Supermarkets are moving in this direction to avoid an increasingly expensive landfill tax.
“Diverting food waste from landfill to anaerobic digestion is a no-brainer for the supermarkets -- landfill charges and energy costs are only getting more expensive,” said Niamh McSherry, a food retail analyst at Berenberg Bank, Bloomberg reports.
In the absence of oxygen, anaerobic digestion breaks down organic material to make a biogas that can be burned to generate electricity.
Bioenergy can account for at least 8 per cent of the UK’s demand by 2020, the government forecasts.
Biffa Group Ltd is processing Sainsbury’s waste for the next two years, and Biogen Ltd already processes food from Waitrose stores.

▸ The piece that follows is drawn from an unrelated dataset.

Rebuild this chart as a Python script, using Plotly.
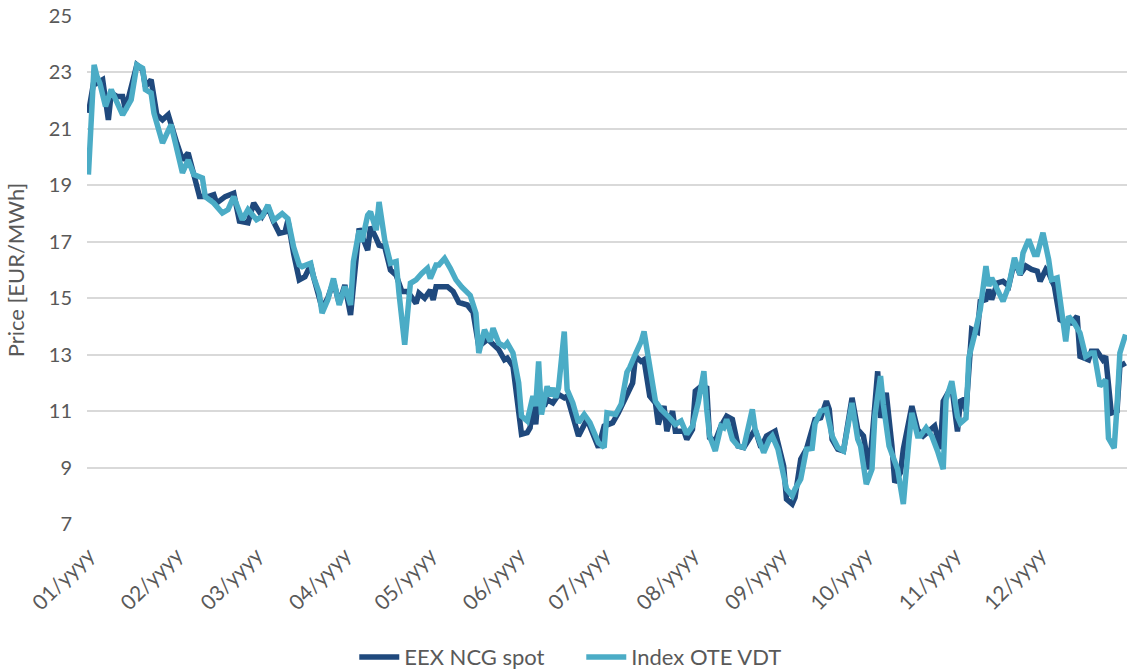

Waste-to-power projects benefit from state subsidies under the government’s Renewable Obligation Certificate programme, which requires that utilities buy rising amounts of electricity from clean energy sources.
Refineries are also advancing in this field: Neste Oil Oyj (NES1V) is making diesel for cars and trucks using fat from gutting pangasius.
Morrison’s, as part of its plan for zero waste to go to landfills by 2013, sends trash to bioenergy plants. Marks & Spencer, striving to become carbon-neutral in the UK and Ireland this year, sends 89 per cent of its food waste to similar facilities.
Sainsbury plans to build 40 plants within five years that will use waste to generate electricity. Trying to reduce emissions by 30 per cent by 2020, the company has installed about 7 megawatts of solar panels on its stores, which combined may be bigger than any single solar farm in the UK, explained Neil Sachdev, property director for the retailer.
One of the firm’s stores also uses geothermal power.
But as far as the “greenest” store, Morrison’s said it opened last October in Peterborough. The location is testing solar panels as well as more efficient lighting and air-source pumps that use outside oxygen to produce heating.